Sometimes I’ve attended public lectures, but I often lose patience. So few people are good teachers and I’ve grown so particular about that – maybe by all the years of having to sit through what was at hand, like it or lump it. The other thing – the problematic thing – is the other attendees. A lot of adults feel pretty free and easy when attending a class or lecture. They hold forth, dominate class time, talk to their neighbor, and even – in some lectures I’ve attended – get up and wander around the room. This makes me want to knock heads together. It’s so distracting and annoying. The way I feel is this: I’ve come to hear the lecturer or teacher, not to listen to other adults carry on. But that is too bad, yes?

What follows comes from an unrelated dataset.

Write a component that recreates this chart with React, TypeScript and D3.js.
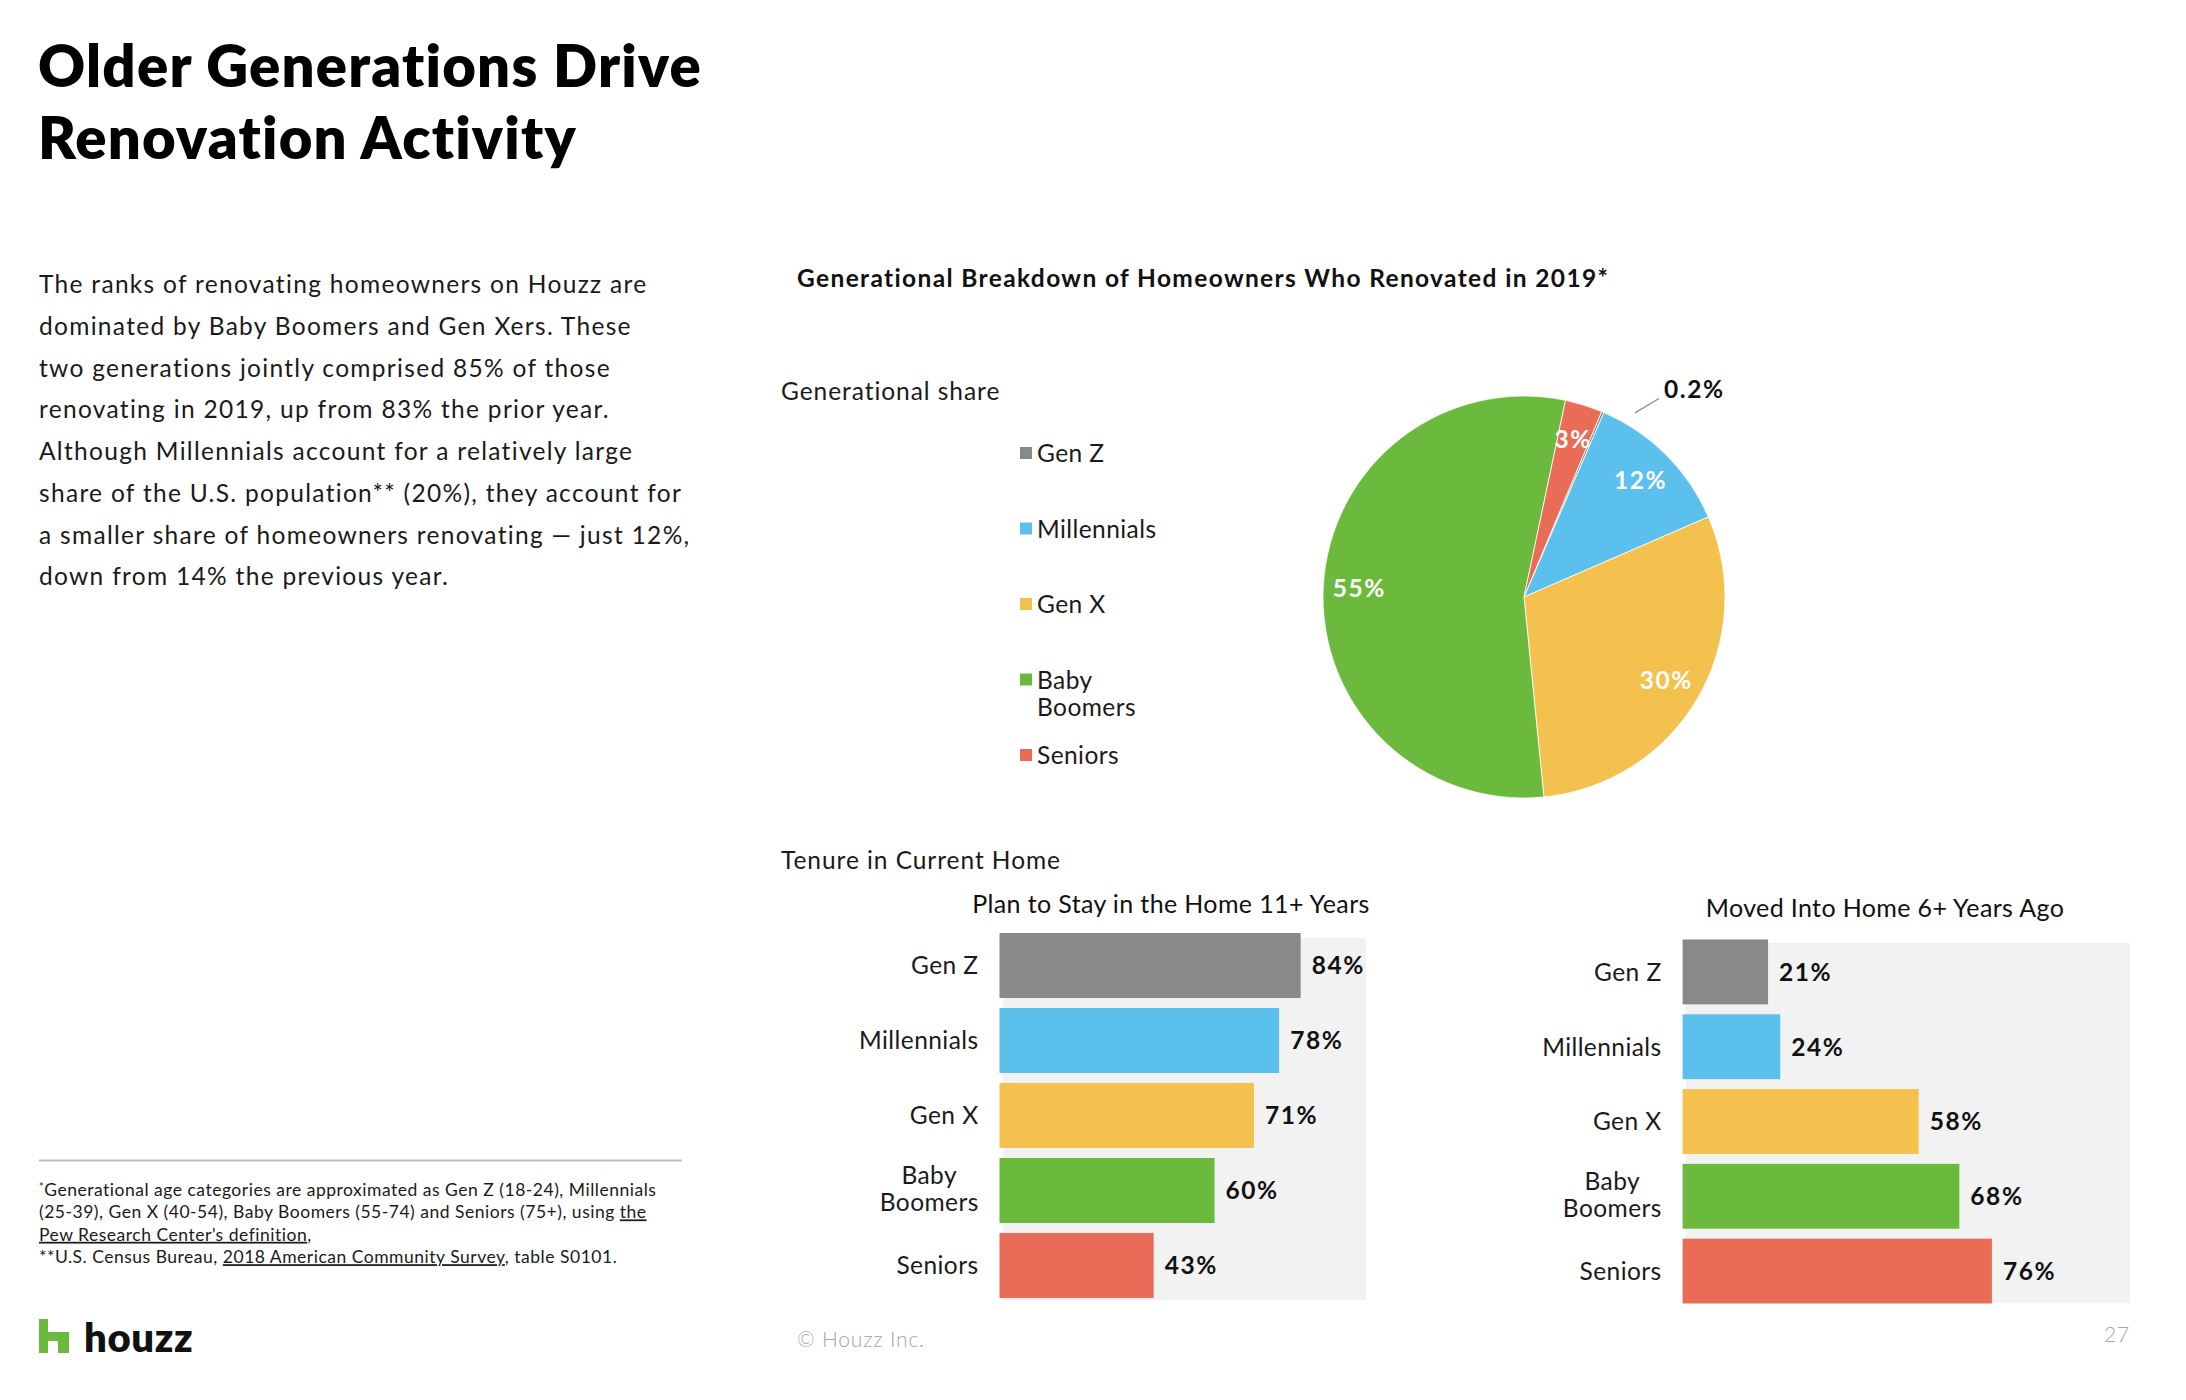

I’ve taken IQ tests online and done respectably. But it’s been several years since I’ve even done that. I’ve never taken a practice SAT but I’m wondering if that would be a good idea. I imagine I’d find one online or in a book. (I recently read an essay by a columnist in his sixties who took the SAT and was pleased to receive the same score he had in high school – although I believe he noted that the way they’re scored has changed.) The thing is I’m not sure I want to know what areas I’ve fallen way behind in, maybe because I’m not certain I’d do anything about it. How much do I care? Enough to do anything?

I do know this. I’m thinking about what I know and don’t know for a reason.